“A punishment that’s delayed can still be imposed, but once imposed, it can’t be withdrawn.” (p.49)
As the parent of a three-year old and a one-year old, I have a hard time connecting with Seneca here. If my kids do something wrong and I wait to punish them later, they won’t be able to connect the punishment with the crime. Maybe my three-year old could, if it wasn’t too far after. With toddlers, the discipline has to happen in the moment and that’s hard because it’s usually in the heat of the moment. If my kid is reaching for a lit candle, I have to swat his hand away. I’d rather his hand have a swat than a burn mark.
The key with my little ones is consistency in discipline. If I say something is off-limits then it must remain off limits. Going back and forth on what they get disciplined for sends mixed messages. Sometimes I’ll tell them no on something that later I think isn’t really a big deal. But I already told them no so I have to stick with that.

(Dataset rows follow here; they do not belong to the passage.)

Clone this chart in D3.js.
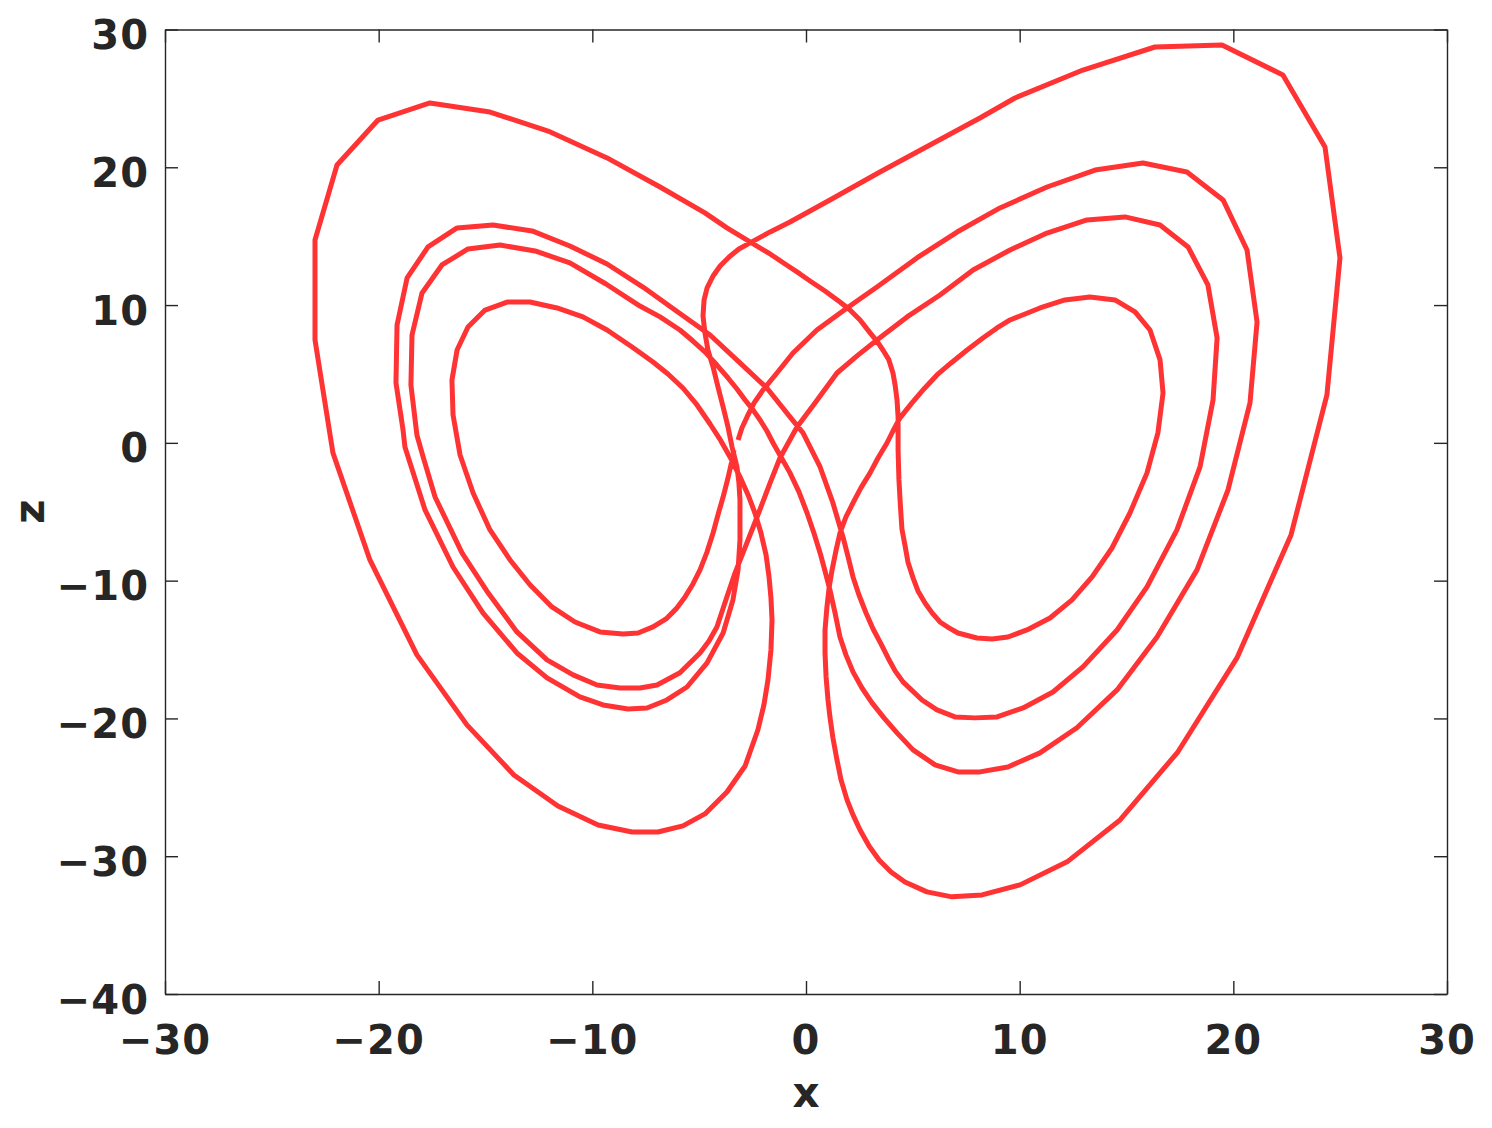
<!DOCTYPE html>
<meta charset="utf-8">
<script src="https://d3js.org/d3.v7.min.js"></script>
<style>
  body { margin: 0; background: #fff; }
</style>
<div id="chart"></div>
<script>
// trajectory, [x, z] pairs in the order the curve runs
// start stub -> right loop (top ~20)
const wingR2 = [[-3.18,0.21],[-3.00,1.08],[-2.76,1.88],[-2.43,2.90],[-2.01,3.84],[-1.36,5.07],[-0.61,6.52],[0.51,8.19],[1.92,9.79],[3.32,11.31],[5.19,13.42],[7.07,15.30],[9.08,17.05],[11.28,18.57],[13.53,19.80],[15.77,20.31],[17.83,19.66],[19.52,17.63],[20.64,14.00],[21.11,8.77],[20.78,2.90],[19.75,-3.42],[18.30,-9.22],[16.43,-14.09],[14.56,-17.93],[12.68,-20.68],[10.95,-22.50],[9.45,-23.52],[8.14,-23.88],[7.11,-23.88],[6.04,-23.37],[5.01,-22.28],[4.26,-21.05],[3.65,-19.96],[3.09,-18.87],[2.62,-17.79],[2.20,-16.62],[1.87,-15.39],[1.59,-14.09],[1.36,-12.34],[1.12,-10.67],[0.89,-9.30],[0.66,-7.99],[0.37,-6.54],[0.05,-5.09],[-0.33,-3.56],[-0.75,-2.18],[-1.17,-1.02],[-1.54,-0.01],[-1.83,0.86],[-2.15,1.66],[-2.48,2.39],[-2.85,3.11],[-3.23,3.91],[-3.65,4.71],[-4.17,5.65],[-4.73,6.60],[-5.29,7.39],[-5.90,8.19],[-6.83,9.14]];
// left loop (top ~14)
const wingL3 = [[-7.77,9.93],[-9.36,11.53],[-11.05,13.06],[-12.68,13.93],[-14.32,14.36],[-15.82,14.07],[-17.04,12.91],[-17.97,10.88],[-18.44,7.83],[-18.49,4.20],[-18.21,0.57],[-17.92,-1.02],[-17.36,-3.93],[-16.10,-7.99],[-14.88,-10.88],[-13.53,-13.72],[-12.12,-15.75],[-10.90,-16.84],[-9.78,-17.57],[-8.70,-17.79],[-7.77,-17.79],[-6.97,-17.57],[-5.90,-16.69],[-4.96,-15.25],[-4.54,-14.38],[-4.17,-13.36],[-3.70,-11.17],[-3.32,-9.44],[-2.95,-7.99],[-2.29,-5.38],[-1.68,-2.91],[-1.22,-1.10],[-0.42,1.15],[0.42,2.90],[1.45,5.07],[2.39,6.31],[3.32,7.47],[4.73,9.14],[6.27,10.73],[7.82,12.55]];
// right loop (top ~16)
const wingR3 = [[9.55,14.00],[11.28,15.23],[13.15,16.18],[14.93,16.40],[16.57,15.81],[17.88,14.22],[18.81,11.46],[19.24,7.61],[19.05,3.11],[18.44,-1.75],[17.36,-6.32],[15.96,-10.45],[14.56,-13.58],[12.96,-16.26],[11.56,-18.08],[10.16,-19.24],[8.94,-19.89],[7.91,-19.96],[6.97,-19.89],[6.13,-19.38],[5.43,-18.66],[4.54,-17.35],[4.17,-16.55],[3.84,-15.61],[3.51,-14.59],[3.14,-13.51],[2.81,-12.35],[2.48,-11.04],[2.20,-9.73],[1.97,-8.28],[1.73,-6.83],[1.26,-4.36],[0.66,-1.75],[-0.14,0.72],[-0.75,1.88],[-1.83,3.98],[-3.09,5.80],[-4.49,7.83]];
// left loop (top ~16)
const wingL2 = [[-6.13,9.64],[-7.63,11.31],[-9.31,12.98],[-11.05,14.29],[-12.82,15.38],[-14.65,15.81],[-16.33,15.60],[-17.69,14.22],[-18.67,11.97],[-19.14,8.56],[-19.19,4.35],[-18.86,0.94],[-18.77,-0.30],[-17.83,-4.87],[-16.52,-9.01],[-15.12,-12.34],[-13.53,-15.25],[-12.12,-17.06],[-10.58,-18.44],[-9.50,-19.02],[-8.33,-19.31],[-7.44,-19.24],[-6.51,-18.66],[-5.57,-17.72],[-4.63,-15.97],[-3.88,-13.80],[-3.42,-11.40],[-3.18,-9.22],[-3.09,-7.05],[-3.09,-5.60],[-3.09,-4.14],[-3.14,-2.90],[-3.23,-1.75],[-3.46,-0.30],[-3.65,1.15],[-3.88,2.61],[-4.12,4.06],[-4.35,5.51],[-4.59,6.74],[-4.73,7.98],[-4.82,9.21],[-4.77,10.37],[-4.63,11.24],[-4.35,12.11],[-4.02,12.84],[-3.60,13.49],[-3.14,14.07],[-2.62,14.51]];
// big right loop
const wingRouter = [[-1.68,15.31],[-0.75,16.03],[1.12,17.63],[3.46,19.66],[5.80,21.62],[8.14,23.58],[9.78,25.03],[12.96,27.06],[16.33,28.73],[19.47,28.87],[22.32,26.70],[24.29,21.47],[24.99,13.42],[24.38,3.48],[22.70,-6.68],[20.17,-15.61],[17.41,-22.42],[14.70,-27.37],[12.22,-30.41],[10.02,-32.08],[8.24,-32.81],[6.83,-32.95],[5.66,-32.59],[4.63,-31.87],[3.98,-31.14],[3.42,-30.27],[2.95,-29.26],[2.53,-28.10],[2.20,-27.00],[1.92,-25.91],[1.64,-24.46],[1.45,-23.01],[1.26,-21.41],[1.12,-19.89],[1.03,-18.66],[0.94,-16.99],[0.89,-15.25],[0.89,-13.58],[0.98,-11.91],[1.08,-10.53],[1.22,-9.22],[1.40,-7.84],[1.59,-6.54],[1.87,-5.38],[2.20,-4.36],[2.57,-3.27],[3.00,-2.18],[3.37,-1.10],[3.79,-0.01],[4.07,0.86],[4.40,1.81],[4.96,2.90],[5.52,3.91],[6.13,4.93],[6.79,5.80],[7.54,6.74],[8.28,7.61],[8.94,8.34],[9.55,8.92]];
// small right loop
const wingR4 = [[10.95,9.79],[12.12,10.37],[13.29,10.59],[14.46,10.37],[15.40,9.50],[16.10,8.19],[16.57,6.02],[16.71,3.62],[16.47,0.72],[15.96,-2.18],[15.16,-5.09],[14.32,-7.63],[13.39,-9.73],[12.45,-11.40],[11.42,-12.71],[10.34,-13.58],[9.45,-14.09],[8.71,-14.23],[8.00,-14.16],[7.11,-13.80],[6.69,-13.43],[6.27,-13.00],[5.90,-12.34],[5.57,-11.62],[5.24,-10.75],[5.01,-9.80],[4.77,-8.64],[4.63,-7.41],[4.49,-6.26],[4.42,-4.60],[4.35,-2.69],[4.31,-0.52],[4.31,0.94],[4.31,1.88],[4.26,3.11],[4.17,4.20],[4.07,5.07],[3.88,6.02],[3.60,6.74],[3.32,7.39],[3.00,7.98],[2.53,8.92],[2.06,9.64],[1.59,10.22],[0.89,11.02],[0.19,11.75],[-0.28,12.26],[-0.98,12.98],[-1.68,13.71],[-2.62,14.58],[-3.70,15.60]];
// big left loop
const wingLouter = [[-4.73,16.69],[-6.83,18.57],[-9.31,20.68],[-12.07,22.63],[-14.79,24.01],[-17.60,24.67],[-20.03,23.43],[-21.95,20.17],[-22.98,14.72],[-22.98,7.47],[-22.14,-0.73],[-20.41,-8.50],[-18.21,-15.39],[-15.87,-20.47],[-13.67,-24.10],[-11.61,-26.35],[-9.73,-27.73],[-8.14,-28.24],[-6.93,-28.24],[-5.76,-27.80],[-4.73,-26.93],[-3.70,-25.34],[-2.85,-23.45],[-2.25,-20.82],[-1.97,-19.02],[-1.78,-17.21],[-1.64,-15.03],[-1.59,-12.85],[-1.64,-11.26],[-1.73,-9.73],[-1.87,-8.13],[-2.11,-6.53],[-2.39,-5.09],[-2.71,-3.78],[-3.09,-2.47],[-3.51,-1.16],[-3.98,0.14],[-4.49,1.37],[-5.10,2.75],[-5.76,3.98],[-6.46,5.00],[-7.16,5.87],[-7.68,6.45],[-8.14,6.96]];
// small left loop, the curve stops on its way up
const wingL4 = [[-9.31,8.19],[-10.44,9.14],[-11.65,9.79],[-12.92,10.22],[-13.99,10.22],[-15.02,9.64],[-15.82,8.41],[-16.33,6.74],[-16.57,4.56],[-16.52,2.03],[-16.19,-0.88],[-15.58,-3.64],[-14.79,-6.32],[-13.85,-8.50],[-12.92,-10.30],[-11.89,-11.91],[-10.81,-13.00],[-9.64,-13.72],[-8.56,-13.87],[-7.86,-13.80],[-7.16,-13.36],[-6.55,-12.78],[-6.08,-12.05],[-5.66,-11.18],[-5.29,-10.24],[-4.96,-9.22],[-4.63,-7.91],[-4.35,-6.54],[-4.12,-5.23],[-3.88,-3.93],[-3.65,-2.55],[-3.46,-1.24],[-3.37,-0.52]];

const xTicks = [-30, -20, -10, 0, 10, 20, 30];
const zTicks = [-40, -30, -20, -10, 0, 10, 20, 30];

const trajectory = [].concat(wingR2, wingL3, wingR3, wingL2, wingRouter, wingR4, wingLouter, wingL4);

const width = 1492, height = 1128;
const margin = {top: 29.5, right: 45, bottom: 134, left: 165};
const axisColor = "#262626";
const fontStack = "'DejaVu Sans', sans-serif";

const svg = d3.select("#chart")
    .append("svg")
    .attr("width", width)
    .attr("height", height)
    .style("background", "#fff");

const x = d3.scaleLinear().domain([-30, 30]).range([margin.left, width - margin.right]);
const z = d3.scaleLinear().domain([-40, 30]).range([height - margin.bottom, margin.top]);

const fmt = d => (d < 0 ? "\u2212" + Math.abs(d) : String(d));

// the curve, clipped to the plot box
svg.append("clipPath").attr("id", "plotclip")
  .append("rect")
    .attr("x", x(-30)).attr("y", z(30))
    .attr("width", x(30) - x(-30)).attr("height", z(-40) - z(30));

svg.append("path")
    .datum(trajectory)
    .attr("clip-path", "url(#plotclip)")
    .attr("fill", "none")
    .attr("stroke", "#ff3333")
    .attr("stroke-width", 5)
    .attr("stroke-linejoin", "round")
    .attr("d", d3.line().x(d => x(d[0])).y(d => z(d[1])));

// box axes with inward ticks on all four sides
const tick = 13;
const axes = [
  [d3.axisBottom(x).tickValues(xTicks), `translate(0,${z(-40)})`],
  [d3.axisTop(x).tickValues(xTicks), `translate(0,${z(30)})`],
  [d3.axisLeft(z).tickValues(zTicks), `translate(${x(-30)},0)`],
  [d3.axisRight(z).tickValues(zTicks), `translate(${x(30)},0)`]
];
axes.forEach(([ax, tr]) => {
  const g = svg.append("g")
      .attr("transform", tr)
      .call(ax.tickSizeInner(-tick).tickSizeOuter(0).tickFormat(""));
  g.select(".domain").attr("stroke", axisColor).attr("stroke-width", 1.4);
  g.selectAll(".tick line").attr("stroke", axisColor).attr("stroke-width", 1.4);
});

// tick labels
svg.append("g")
  .selectAll("text")
  .data(xTicks)
  .join("text")
    .attr("x", d => x(d))
    .attr("y", z(-40) + 60)
    .attr("text-anchor", "middle")
    .attr("font-family", fontStack)
    .attr("font-weight", "bold")
    .attr("font-size", 40)
    .attr("letter-spacing", 1)
    .attr("fill", axisColor)
    .text(fmt);

svg.append("g")
  .selectAll("text")
  .data(zTicks)
  .join("text")
    .attr("x", x(-30) - 16)
    .attr("y", d => z(d) + 19.5)
    .attr("text-anchor", "end")
    .attr("font-family", fontStack)
    .attr("font-weight", "bold")
    .attr("font-size", 40)
    .attr("letter-spacing", 1)
    .attr("fill", axisColor)
    .text(fmt);

// axis titles
svg.append("text")
    .attr("x", x(0))
    .attr("y", 1107)
    .attr("text-anchor", "middle")
    .attr("font-family", fontStack)
    .attr("font-weight", "bold")
    .attr("font-size", 42)
    .attr("fill", axisColor)
    .text("x");

svg.append("text")
    .attr("transform", `translate(44,${z(-5)}) rotate(-90)`)
    .attr("text-anchor", "middle")
    .attr("font-family", fontStack)
    .attr("font-weight", "bold")
    .attr("font-size", 42)
    .attr("fill", axisColor)
    .text("z");
</script>
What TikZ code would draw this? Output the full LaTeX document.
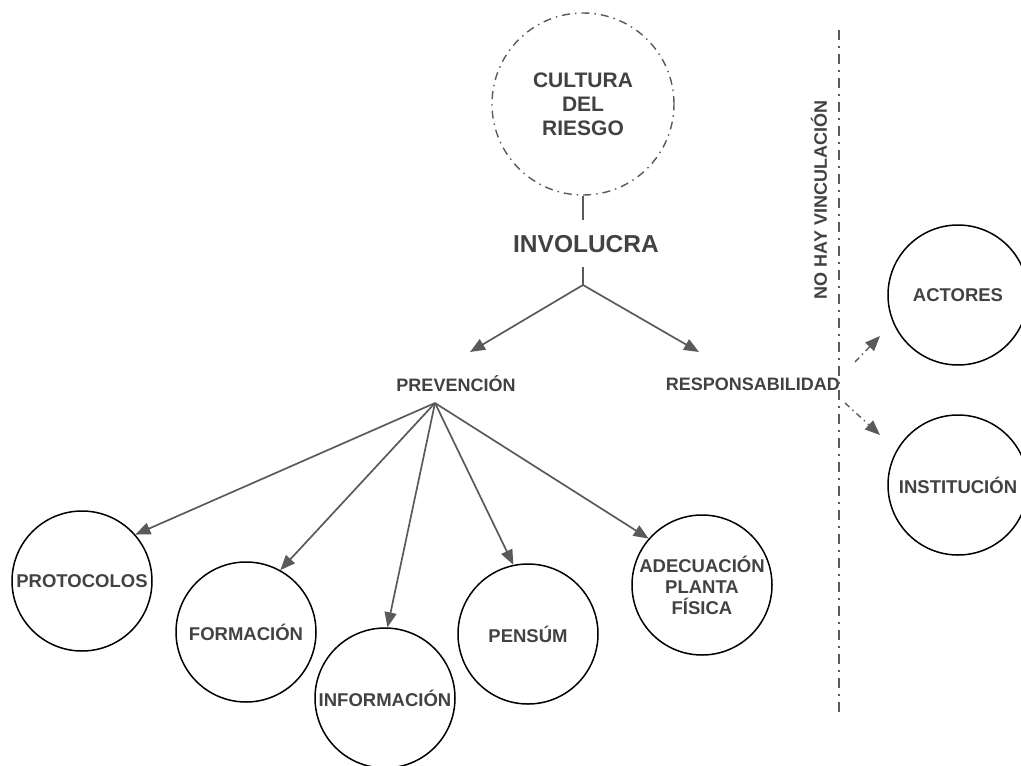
\documentclass[tikz,border=0pt]{standalone}
\usepackage{fontspec}
\setmainfont{Liberation Sans}
\usetikzlibrary{arrows.meta}
\definecolor{txt}{HTML}{424242}
\definecolor{arr}{HTML}{5A5A5A}
\tikzset{
  circ/.style={circle, draw=black, line width=1.5pt, minimum size=140pt, inner sep=0pt, align=center,
    text=txt, font=\bfseries\fontsize{18.5}{21}\selectfont},
  lbl/.style={text=txt, inner sep=0pt, font=\bfseries\fontsize{18}{21}\selectfont},
  conn/.style={draw=arr, line width=1.7pt, -{Triangle[length=15pt,width=12pt]}},
  plain/.style={draw=arr, line width=1.7pt},
  dashdot/.style={draw=arr, line width=1.8pt, dash pattern=on 10pt off 6pt on 2pt off 6pt},
}
\begin{document}
\begin{tikzpicture}[x=1pt,y=-1pt]
\useasboundingbox (0,0) rectangle (1021,766);
% top
\node[circle, minimum size=182pt, inner sep=0pt, draw=arr, line width=1.4pt,
  dash pattern=on 8pt off 5pt on 1.5pt off 5pt, align=center, text=txt,
  font=\bfseries\fontsize{21}{24}\selectfont] (cultura) at (583,104) {CULTURA\\DEL\\RIESGO};
\node[text=txt, inner sep=0pt, font=\bfseries\fontsize{24.5}{28}\selectfont] (involucra) at (586,244) {INVOLUCRA};
\coordinate (a1) at (583,220);
\coordinate (a2) at (583,267);
\coordinate (apex) at (583,285);
\draw[plain] (cultura.south) -- (a1);
\draw[plain] (a2) -- (apex);
\coordinate (tipl) at (470,352);
\coordinate (tipr) at (699,352);
\draw[conn] (apex) -- (tipl);
\draw[conn] (apex) -- (tipr);
% middle labels
\node[lbl] (prev) at (456,384) {PREVENCIÓN};
\node[lbl, anchor=east] (resp) at (840,384) {RESPONSABILIDAD};
\coordinate (papex) at (435,403);
% bottom circles
\node[circ] (prot) at (82,581) {PROTOCOLOS};
\node[circ] (form) at (246,632) {FORMACIÓN};
\node[circ] (info) at (385,698) {INFORMACIÓN};
\node[circ] (pens) at (528,634) {PENSÚM};
\node[circ] (adec) at (702,585) {ADECUACIÓN\\PLANTA\\FÍSICA};
\draw[conn] (papex) -- (prot.41);
\draw[conn] (papex) -- (form.61);
\draw[conn] (papex) -- (info.88);
\draw[conn] (papex) -- (pens.102);
\draw[conn] (papex) -- (adec.139);
% right side
\node[circ] (act) at (958,295) {ACTORES};
\node[circ] (inst) at (958,485) {INSTITUCIÓN};
\coordinate (vtop) at (839,30);
\coordinate (vbot) at (839,716);
\draw[dashdot] (vtop) -- (vbot);
\node[lbl, rotate=90] (nohay) at (819,200) {NO HAY VINCULACIÓN};
\coordinate (d1s) at (855,362);
\coordinate (d1e) at (880,336);
\coordinate (d2s) at (845,403);
\coordinate (d2e) at (880,435);
\draw[dashdot, line width=1.4pt, dash pattern=on 6pt off 4pt on 1.5pt off 4pt, -{Triangle[length=15pt,width=12pt]}] (d1s) -- (d1e);
\draw[dashdot, line width=1.4pt, dash pattern=on 6pt off 4pt on 1.5pt off 4pt, -{Triangle[length=15pt,width=12pt]}] (d2s) -- (d2e);
\end{tikzpicture}
\end{document}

But I understand what Seneca is saying. You can’t take back those unwarranted punishments that are dished out in the heat of the moment. When time allows, it’s best to take a step back and assess the situation. For me as a kid, it was always the classic, “go to your room and think about what you’ve done.” This meant I go to my room, cry, ask God for forgiveness and think about how not to do it again. I usually just ended up playing with my toys or reading.
Seneca’s point is, don’t let anger cause you to make an irreversible mistake. Sometimes we want to punish people (especially our kids), not because they’re necessarily doing something wrong but because they’re just irritating us. We can’t punish them for that because who are we? We’re not teaching our children to conform to our standards, we’re teaching them to love God’s standard.